JOB ::
With the pictures left out, copy the listing below exactly.

+ + + +

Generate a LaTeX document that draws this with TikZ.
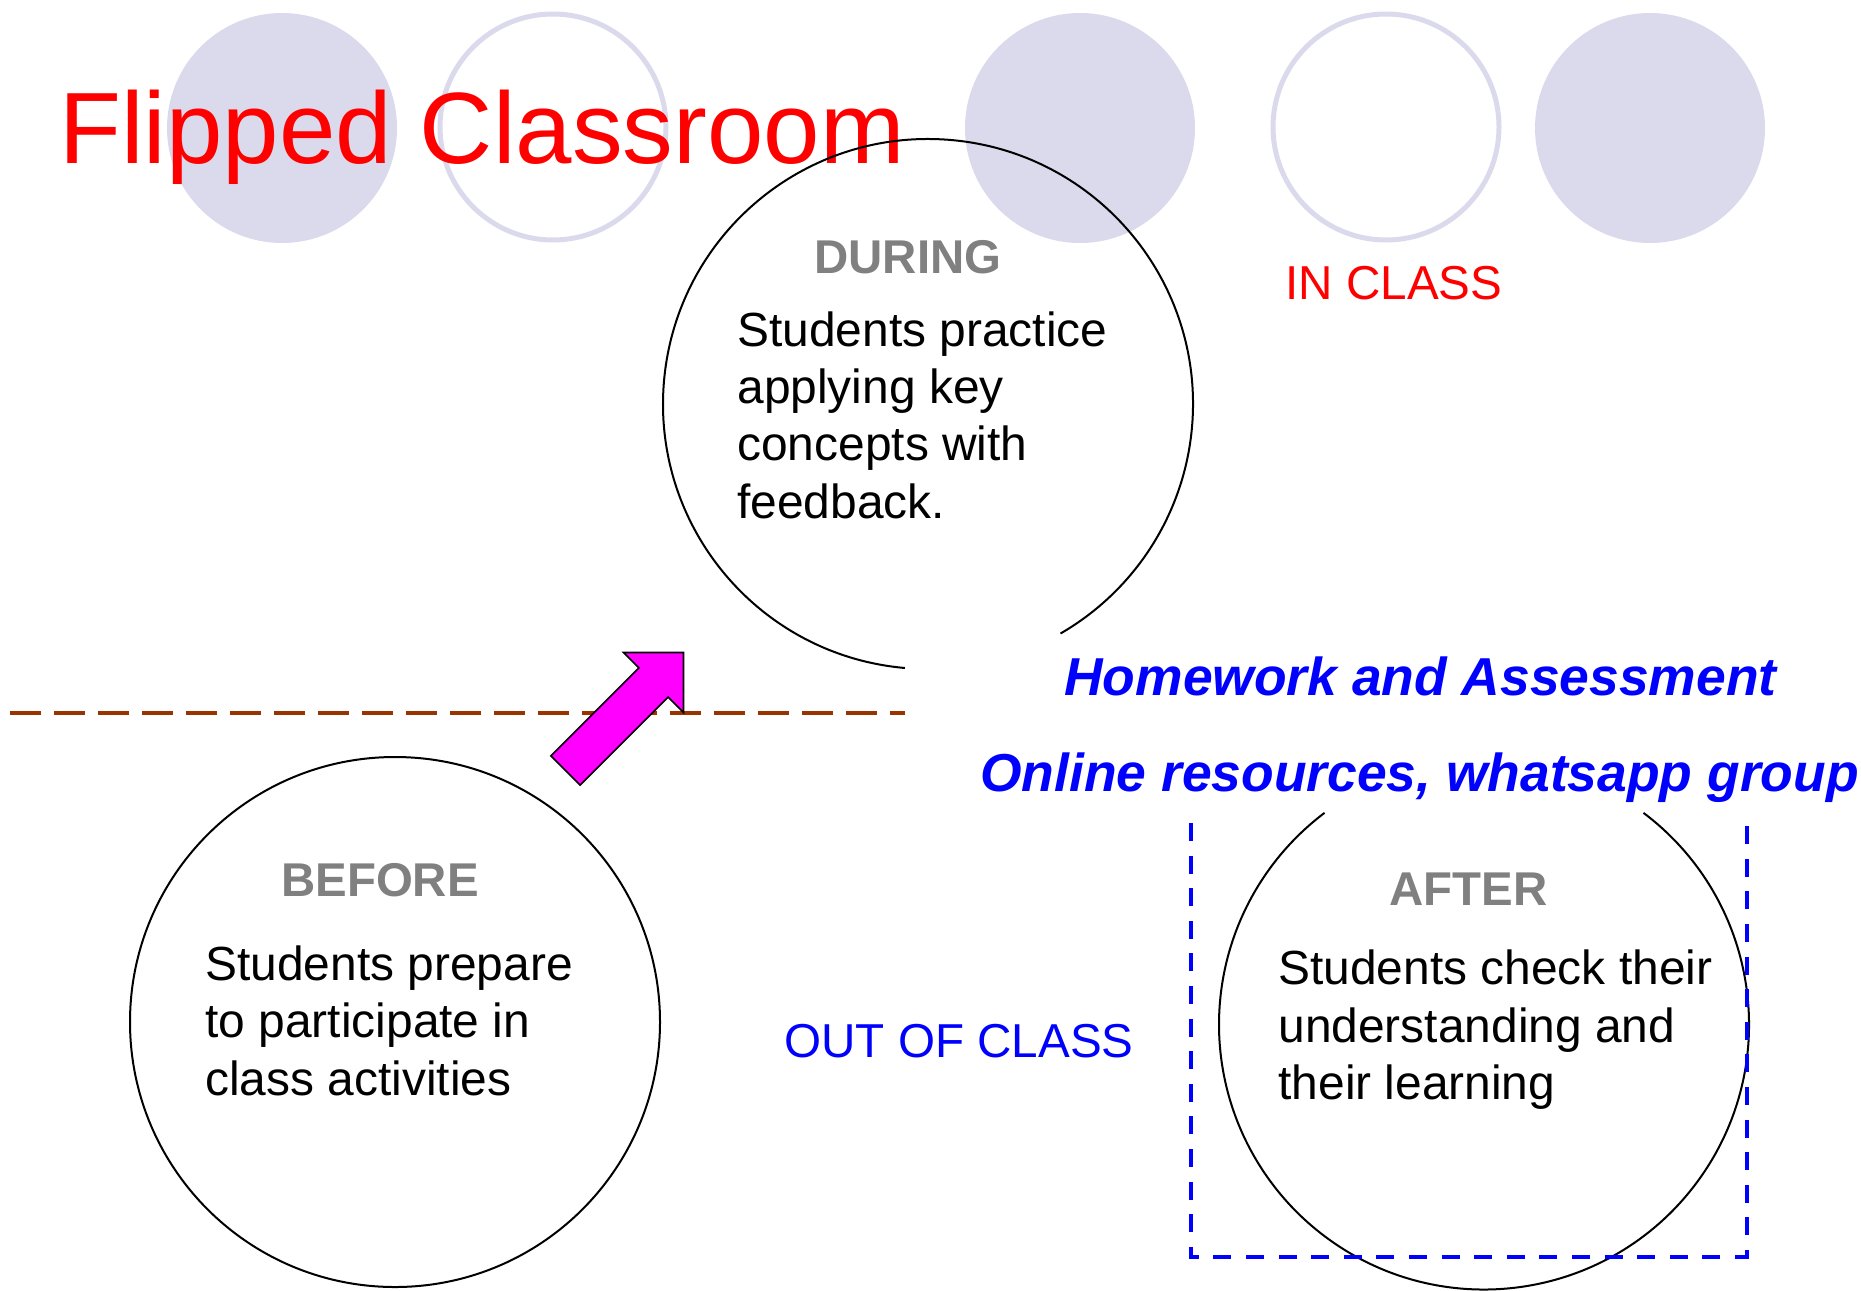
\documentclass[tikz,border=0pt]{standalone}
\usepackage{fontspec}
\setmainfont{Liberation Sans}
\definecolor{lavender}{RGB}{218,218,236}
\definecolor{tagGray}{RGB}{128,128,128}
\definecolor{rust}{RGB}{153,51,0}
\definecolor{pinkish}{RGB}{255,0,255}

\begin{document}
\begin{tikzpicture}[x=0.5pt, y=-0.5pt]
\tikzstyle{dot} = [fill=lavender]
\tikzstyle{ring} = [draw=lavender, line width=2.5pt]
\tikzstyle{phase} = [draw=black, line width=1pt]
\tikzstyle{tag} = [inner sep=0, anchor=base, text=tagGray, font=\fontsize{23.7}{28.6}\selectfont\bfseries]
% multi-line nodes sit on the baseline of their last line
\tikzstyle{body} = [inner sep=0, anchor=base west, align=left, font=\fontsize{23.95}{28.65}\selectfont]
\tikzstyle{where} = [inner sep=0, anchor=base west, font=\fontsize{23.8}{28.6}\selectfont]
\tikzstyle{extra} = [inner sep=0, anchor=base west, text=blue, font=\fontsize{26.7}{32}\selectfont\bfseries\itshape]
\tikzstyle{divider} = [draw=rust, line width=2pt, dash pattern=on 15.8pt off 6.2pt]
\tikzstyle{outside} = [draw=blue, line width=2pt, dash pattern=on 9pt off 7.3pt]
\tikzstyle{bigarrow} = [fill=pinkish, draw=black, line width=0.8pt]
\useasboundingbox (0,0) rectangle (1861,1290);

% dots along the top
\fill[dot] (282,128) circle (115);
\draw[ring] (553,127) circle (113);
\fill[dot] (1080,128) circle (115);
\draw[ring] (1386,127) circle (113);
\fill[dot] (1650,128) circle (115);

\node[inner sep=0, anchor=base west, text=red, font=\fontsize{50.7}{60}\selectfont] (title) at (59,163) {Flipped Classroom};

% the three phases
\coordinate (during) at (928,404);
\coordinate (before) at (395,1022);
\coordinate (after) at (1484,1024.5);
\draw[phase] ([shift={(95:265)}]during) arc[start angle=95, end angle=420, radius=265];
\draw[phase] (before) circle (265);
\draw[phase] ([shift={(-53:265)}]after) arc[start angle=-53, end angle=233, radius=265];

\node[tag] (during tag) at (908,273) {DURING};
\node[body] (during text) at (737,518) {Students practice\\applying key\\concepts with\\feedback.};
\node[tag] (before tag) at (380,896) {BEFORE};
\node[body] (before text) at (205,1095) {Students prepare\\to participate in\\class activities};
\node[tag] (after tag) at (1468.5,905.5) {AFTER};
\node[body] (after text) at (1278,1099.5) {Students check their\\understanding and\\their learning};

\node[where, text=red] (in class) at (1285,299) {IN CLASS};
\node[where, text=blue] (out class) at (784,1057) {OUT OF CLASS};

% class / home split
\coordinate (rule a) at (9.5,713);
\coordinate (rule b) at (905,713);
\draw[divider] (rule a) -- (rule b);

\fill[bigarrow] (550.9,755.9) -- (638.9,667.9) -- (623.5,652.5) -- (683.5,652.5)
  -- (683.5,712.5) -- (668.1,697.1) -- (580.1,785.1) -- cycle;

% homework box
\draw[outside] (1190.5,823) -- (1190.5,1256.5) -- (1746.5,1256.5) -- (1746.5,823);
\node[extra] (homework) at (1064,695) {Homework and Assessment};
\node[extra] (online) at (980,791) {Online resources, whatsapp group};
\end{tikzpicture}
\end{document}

+ + + +

FULL RESPONSE ::
Generate a LaTeX document that draws this with TikZ.
\documentclass[tikz,border=0pt]{standalone}
\usepackage{fontspec}
\setmainfont{Liberation Sans}
\definecolor{lavender}{RGB}{218,218,236}
\definecolor{tagGray}{RGB}{128,128,128}
\definecolor{rust}{RGB}{153,51,0}
\definecolor{pinkish}{RGB}{255,0,255}

\begin{document}
\begin{tikzpicture}[x=0.5pt, y=-0.5pt]
\tikzstyle{dot} = [fill=lavender]
\tikzstyle{ring} = [draw=lavender, line width=2.5pt]
\tikzstyle{phase} = [draw=black, line width=1pt]
\tikzstyle{tag} = [inner sep=0, anchor=base, text=tagGray, font=\fontsize{23.7}{28.6}\selectfont\bfseries]
% multi-line nodes sit on the baseline of their last line
\tikzstyle{body} = [inner sep=0, anchor=base west, align=left, font=\fontsize{23.95}{28.65}\selectfont]
\tikzstyle{where} = [inner sep=0, anchor=base west, font=\fontsize{23.8}{28.6}\selectfont]
\tikzstyle{extra} = [inner sep=0, anchor=base west, text=blue, font=\fontsize{26.7}{32}\selectfont\bfseries\itshape]
\tikzstyle{divider} = [draw=rust, line width=2pt, dash pattern=on 15.8pt off 6.2pt]
\tikzstyle{outside} = [draw=blue, line width=2pt, dash pattern=on 9pt off 7.3pt]
\tikzstyle{bigarrow} = [fill=pinkish, draw=black, line width=0.8pt]
\useasboundingbox (0,0) rectangle (1861,1290);

% dots along the top
\fill[dot] (282,128) circle (115);
\draw[ring] (553,127) circle (113);
\fill[dot] (1080,128) circle (115);
\draw[ring] (1386,127) circle (113);
\fill[dot] (1650,128) circle (115);

\node[inner sep=0, anchor=base west, text=red, font=\fontsize{50.7}{60}\selectfont] (title) at (59,163) {Flipped Classroom};

% the three phases
\coordinate (during) at (928,404);
\coordinate (before) at (395,1022);
\coordinate (after) at (1484,1024.5);
\draw[phase] ([shift={(95:265)}]during) arc[start angle=95, end angle=420, radius=265];
\draw[phase] (before) circle (265);
\draw[phase] ([shift={(-53:265)}]after) arc[start angle=-53, end angle=233, radius=265];

\node[tag] (during tag) at (908,273) {DURING};
\node[body] (during text) at (737,518) {Students practice\\applying key\\concepts with\\feedback.};
\node[tag] (before tag) at (380,896) {BEFORE};
\node[body] (before text) at (205,1095) {Students prepare\\to participate in\\class activities};
\node[tag] (after tag) at (1468.5,905.5) {AFTER};
\node[body] (after text) at (1278,1099.5) {Students check their\\understanding and\\their learning};

\node[where, text=red] (in class) at (1285,299) {IN CLASS};
\node[where, text=blue] (out class) at (784,1057) {OUT OF CLASS};

% class / home split
\coordinate (rule a) at (9.5,713);
\coordinate (rule b) at (905,713);
\draw[divider] (rule a) -- (rule b);

\fill[bigarrow] (550.9,755.9) -- (638.9,667.9) -- (623.5,652.5) -- (683.5,652.5)
  -- (683.5,712.5) -- (668.1,697.1) -- (580.1,785.1) -- cycle;

% homework box
\draw[outside] (1190.5,823) -- (1190.5,1256.5) -- (1746.5,1256.5) -- (1746.5,823);
\node[extra] (homework) at (1064,695) {Homework and Assessment};
\node[extra] (online) at (980,791) {Online resources, whatsapp group};
\end{tikzpicture}
\end{document}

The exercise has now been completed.